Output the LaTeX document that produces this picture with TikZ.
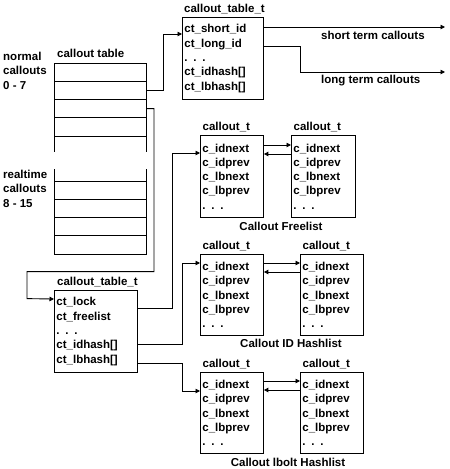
\documentclass[tikz,border=0pt]{standalone}
\usepackage{fontspec}
\setmainfont{Liberation Sans}
\usepackage{tikz}
\usetikzlibrary{arrows.meta, positioning, calc}
\tikzset{
  slot/.style={rectangle, draw, line width=0.9pt, anchor=north west, outer sep=0pt,
    minimum width=92pt, minimum height=18.25pt, inner sep=0pt},
  struct/.style={rectangle, draw, line width=0.9pt, anchor=north west, align=left,
    inner xsep=2pt, inner ysep=0pt, minimum height=82pt, text width=#1},
  tag/.style={anchor=base west, inner sep=0pt},
  group/.style={inner sep=0pt},
  link/.style={line width=0.9pt, -{Triangle[length=4.5pt, width=4.5pt]}},
  wire/.style={line width=0.9pt},
}
\newcommand{\fields}{c\_idnext\\ c\_idprev\\ c\_lbnext\\ c\_lbprev\\ . . .}

\begin{document}
\begin{tikzpicture}[x=1pt, y=-1pt, font=\fontsize{11.5}{14.3}\selectfont\bfseries]
\useasboundingbox (0,0) rectangle (450,469);
% callout table rows
\foreach \i in {1,...,4} {
  \node[slot] (r\i) at (54, {63+(\i-1)*18.25}) {};
  \node[slot] (q\i) at (54, {181+(\i-1)*18.25}) {};
}
\draw[wire] (r4.south west) -- ++(0,16) (r4.south east) -- ++(0,16);
\draw[wire] (q1.north west) -- ++(0,-12) (q1.north east) -- ++(0,-12);
\node[tag] (tbl-lbl) at (57,57) {callout table};
\node[tag, align=left] (norm-lbl) at (3,89) {normal\\ callouts\\ 0 - 7};
\node[tag, align=left] (rt-lbl) at (3,207) {realtime\\ callouts\\ 8 - 15};
% callout_table_t structures
\node[struct=77pt] (ct1) at (182,17) {ct\_short\_id\\ ct\_long\_id\\ . . .\\ ct\_idhash[]\\ ct\_lbhash[]};
\node[tag] at ([shift={(2pt,5pt)}]ct1.north west) {callout\_table\_t};
\node[struct=79pt] (ct2) at (54,290) {ct\_lock\\ ct\_freelist\\ . . .\\ ct\_idhash[]\\ ct\_lbhash[]};
\node[tag] at ([shift={(3pt,5pt)}]ct2.north west) {callout\_table\_t};
% short / long term
\coordinate (st) at (445,27);
\coordinate (lt) at (445,72);
\draw[link] ([yshift=-10pt]ct1.north east) -- (st);
\draw[link] ([yshift=-29pt]ct1.north east) -| ++(37,26) -- (lt);
\node[group, anchor=west] (st-lbl) at (321,35) {short term callouts};
\node[group, anchor=west] (lt-lbl) at (321,81) {long term callouts};
% callout_t lists
\node[struct=59pt] (fl1) at (200,135) {\fields};
\node[struct=60pt] (fl2) at (291,135) {\fields};
\node[struct=59pt, minimum height=81pt] (id1) at (200,254) {\fields};
\node[struct=59pt, minimum height=81pt] (id2) at (300,254) {\fields};
\node[struct=59pt, minimum height=81pt] (ib1) at (200,372) {\fields};
\node[struct=59pt, minimum height=81pt] (ib2) at (300,372) {\fields};
\foreach \b in {fl1,fl2,id1,id2,ib1,ib2}
  \node[tag] at ([shift={(2.5pt,5pt)}]\b.north west) {callout\_t};
\node[group] (fl-lbl) at (281,226) {Callout Freelist};
\node[group] (id-lbl) at (291,343) {Callout ID Hashlist};
\node[group] (ib-lbl) at (288,462) {Callout lbolt Hashlist};
% next / prev links
\draw[link] ([yshift=-10pt]fl1.north east) -- ([yshift=-10pt]fl2.north west);
\draw[link] ([yshift=-19pt]fl2.north west) -- ([yshift=-19pt]fl1.north east);
\draw[link] ([yshift=-9pt]id1.north east) -- ([yshift=-9pt]id2.north west);
\draw[link] ([yshift=-18pt]id2.north west) -- ([yshift=-18pt]id1.north east);
\draw[link] ([yshift=-9pt]ib1.north east) -- ([yshift=-9pt]ib2.north west);
\draw[link] ([yshift=-18pt]ib2.north west) -- ([yshift=-18pt]ib1.north east);
% table pointers
\draw[link] (r2.east) -- ++(17,0) |- ([yshift=-17pt]ct1.north west);
\draw[link] (r3.east) -| ++(8,163) -| ++(-127,27) -- ([yshift=-9pt]ct2.north west);
\draw[link] ([yshift=-18pt]ct2.north east) -| ++(35,-155) -- ([yshift=-18pt]fl1.north west);
\draw[link] ([yshift=-54pt]ct2.north east) -| ++(45,-81) -- ([yshift=-9pt]id1.north west);
\draw[link] ([yshift=-73pt]ct2.north east) -| ++(45,28) -- ([yshift=-19pt]ib1.north west);
\end{tikzpicture}
\end{document}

== == ==

> **Exercise goal**: Starting at the first line of the material, output exactly the lines up to and including the one with "c\_idprev\\ c\_lbnext\\ c\_lbprev\\". Do not include the pictures.

> **Problem solution**:
Output the LaTeX document that produces this picture with TikZ.
\documentclass[tikz,border=0pt]{standalone}
\usepackage{fontspec}
\setmainfont{Liberation Sans}
\usepackage{tikz}
\usetikzlibrary{arrows.meta, positioning, calc}
\tikzset{
  slot/.style={rectangle, draw, line width=0.9pt, anchor=north west, outer sep=0pt,
    minimum width=92pt, minimum height=18.25pt, inner sep=0pt},
  struct/.style={rectangle, draw, line width=0.9pt, anchor=north west, align=left,
    inner xsep=2pt, inner ysep=0pt, minimum height=82pt, text width=#1},
  tag/.style={anchor=base west, inner sep=0pt},
  group/.style={inner sep=0pt},
  link/.style={line width=0.9pt, -{Triangle[length=4.5pt, width=4.5pt]}},
  wire/.style={line width=0.9pt},
}
\newcommand{\fields}{c\_idnext\\ c\_idprev\\ c\_lbnext\\ c\_lbprev\\ . . .}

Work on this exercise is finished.